The first thing that IT or OT specialists would see in GREYCORTEX Mendel is a representation of the industry standard MITRE ATT&CK® Security Framework. It is a dashboard designed to be a connection point for IT and OT specialists as it uses terminology that is understandable for both sides. Here, they can detect security alerts concerning industrial equipment.

By going to the event section in Mendel, the analysts can filter all events related to the OT network and this cyberattack. Here, they detect that the attacks were able to infiltrate the internal network and, upon scanning, discover both IT and OT infrastructures. The cybercriminals found devices that were open and could be used to initiate a connection.

Security Alert: Temperature Change in the Oven

The attackers tested their ability to make changes to the machine settings. They connected to a device controlling the oven and altered the temperature.

Continuing in the incident investigation, the analysts observe that Mendel detected the change in the oven temperature. Upon analyzing this event, they discover that there was a connection from the engineering workstation from the IT network to a machine in the Storage and Preparation network over the MODBUS protocol. In the application layer, they detect that the attackers set a high temperature, which could result in the cookies coming out burnt.

Security Alert: Change in Packaging Settings

Similar to the oven, the attackers in this example attempted to connect to the packaging line and change its configuration.

Mendel also detected that the cybercriminals changed the default number of pieces per package. They connected to a system within the Packaging and Logistics network via the MODBUS protocol, and upon analyzing the application layer, it was discovered that only eight pieces would be placed in one box instead of the usual ten.

Mendel alerted the analysts to these changes because the default values for the oven were set to 200 degrees Celsius and ten pieces for a single package. Thus, Mendel is capable of detecting any changes that occur in the OT network.

Empower Your IT and OT Security

Industrial networks need to operate continuously without unscheduled interruption, making security a secondary concern. However, failing to secure industrial networks can lead to devastating consequences, including production downtime, equipment damage, and even physical harm. The reason why cyber attacks can happen in the first place is that OT protocols are not designed with security in mind, making them vulnerable to cyberattacks.

We have described just two examples of what potential attackers could do, but they could take multiple actions, such as infiltrating the system and testing their abilities to make minor changes in the configuration. Such changes may be unnoticeable for analysts and OT professionals. The attackers could then wait until the right moment, such as the launch of a new product, to cause significant damage.

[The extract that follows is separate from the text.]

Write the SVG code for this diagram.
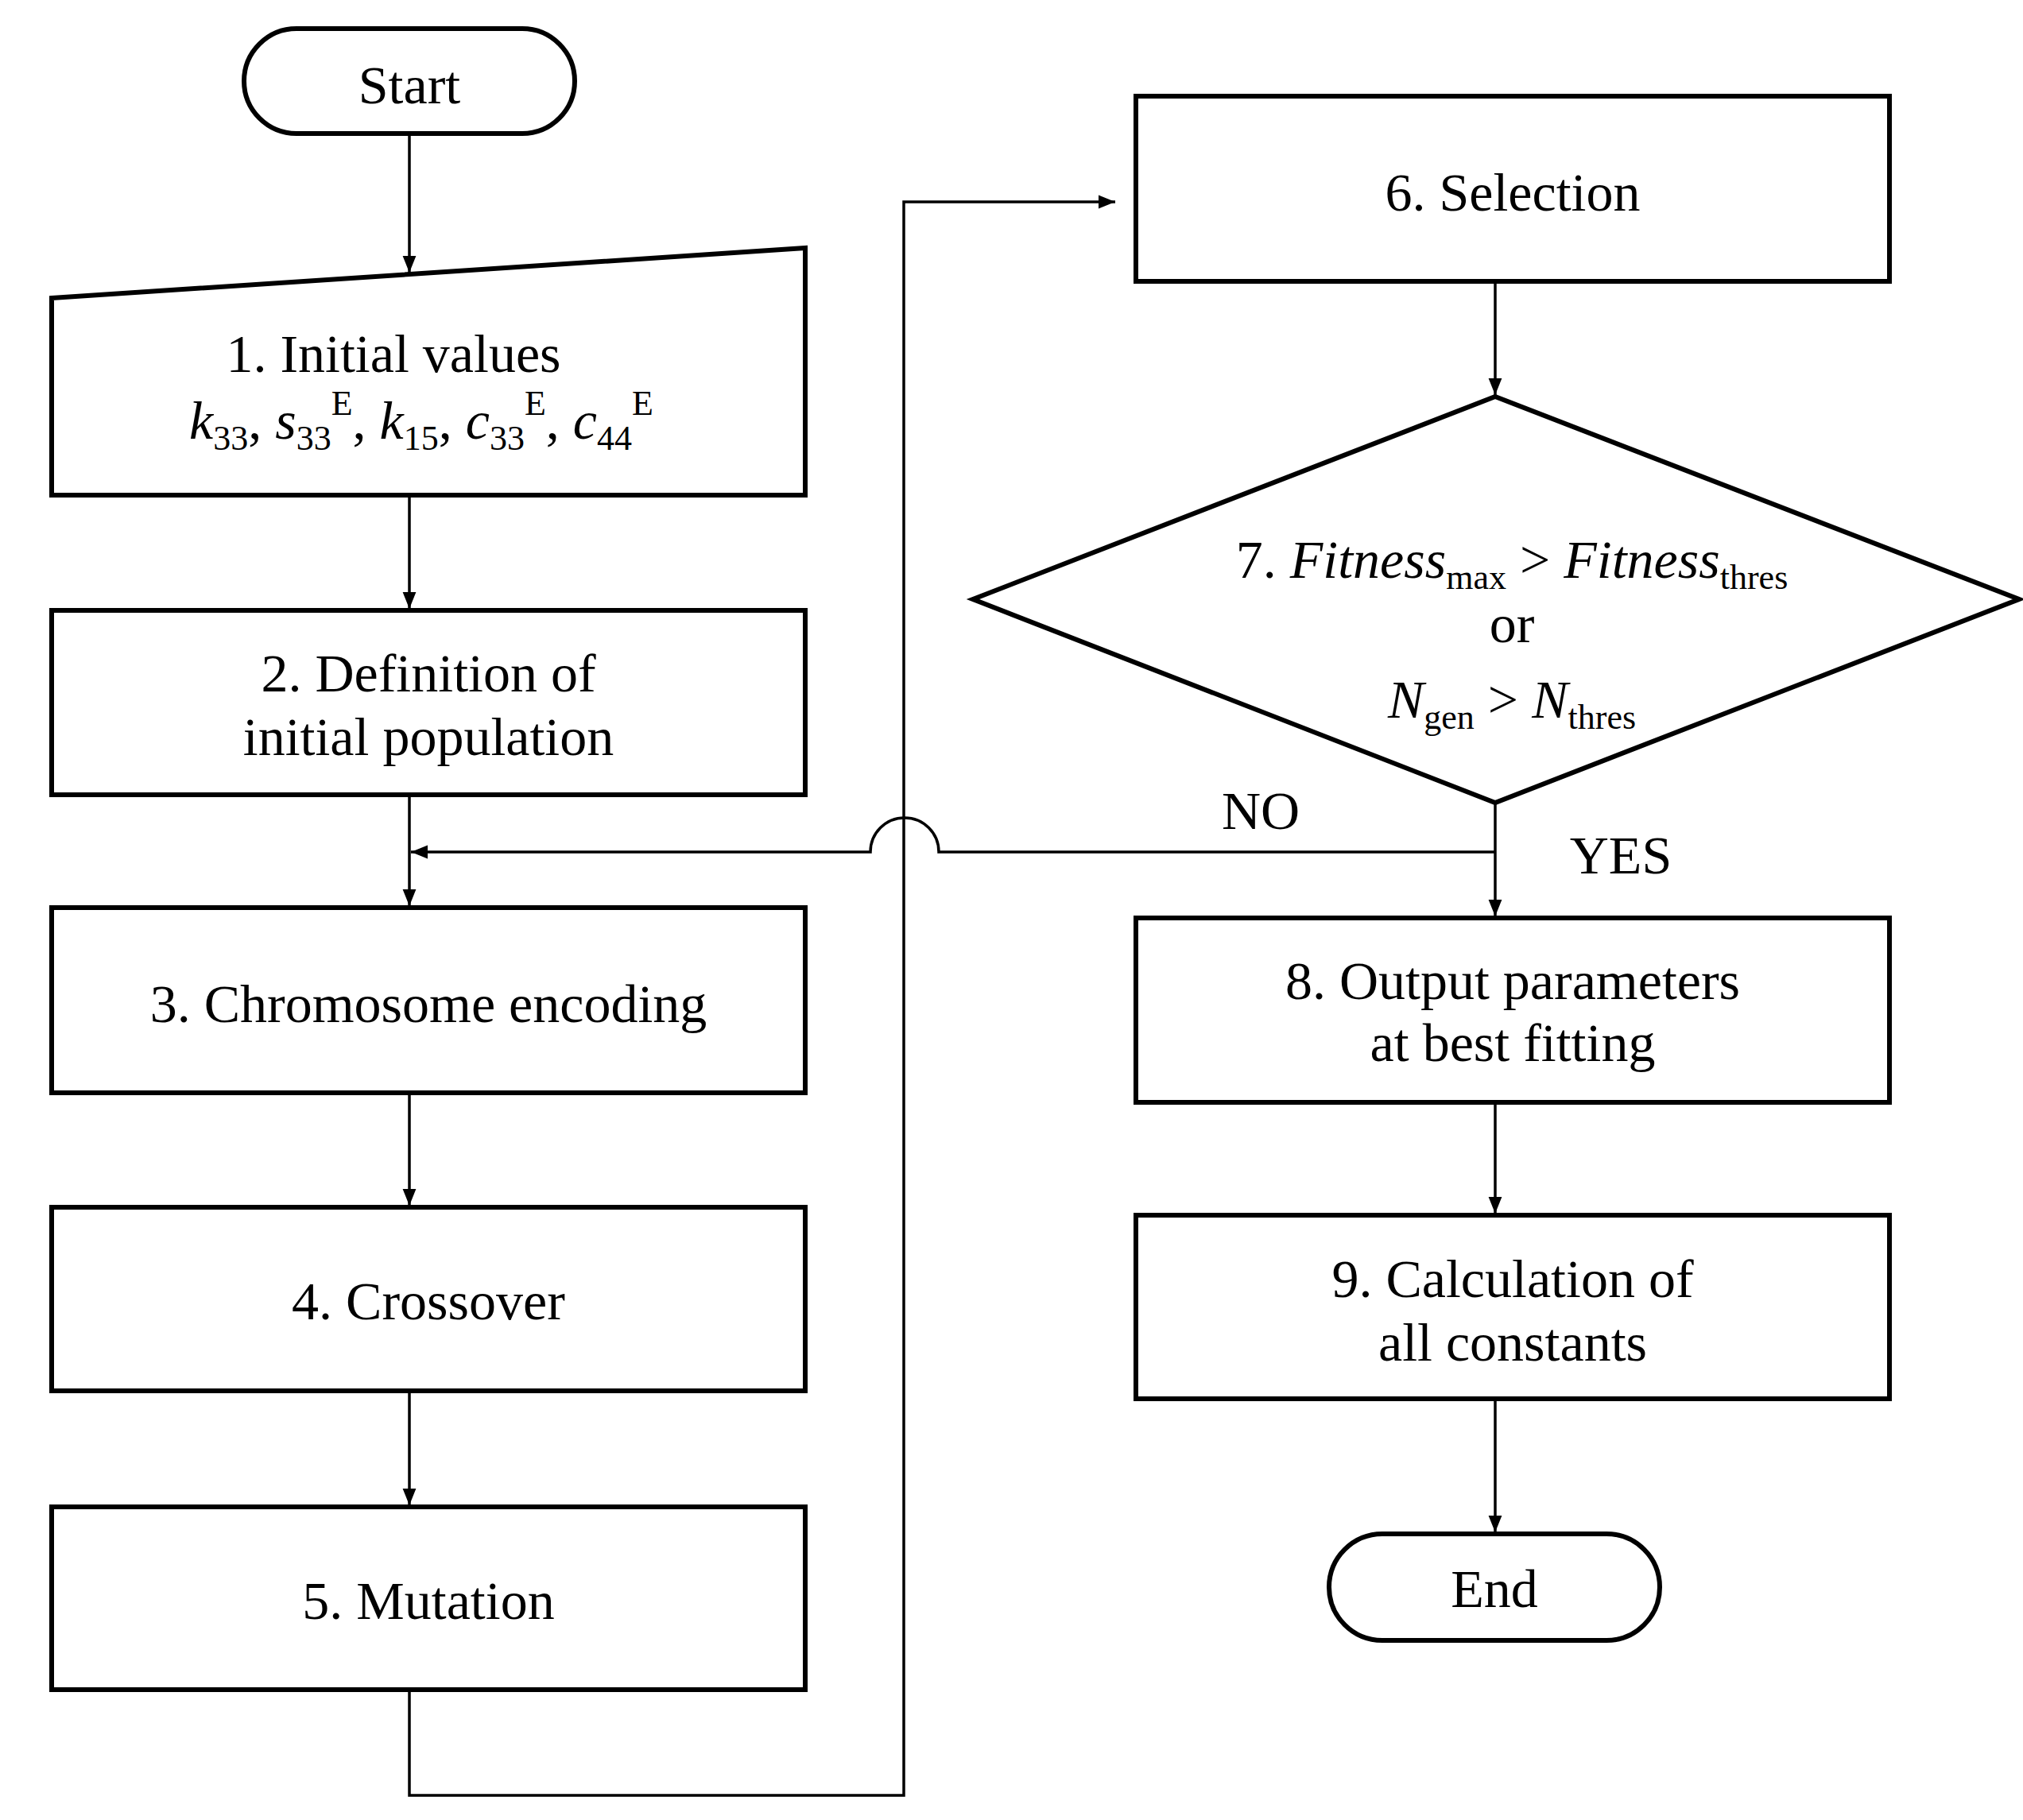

Thanks to the ICS module, the advanced industrial intrusion detection system (IDS), GREYCORTEX Mendel is able to detect such an attack. Mendel alerts manufacturers to potential security threats in the early stages, providing valuable time to prevent attacks. To narrow the gap between IT and OT worlds, the detection dashboard based on the MITRE ATT&CK® framework was created, which uses unified terminology understandable for both IT and OT professionals.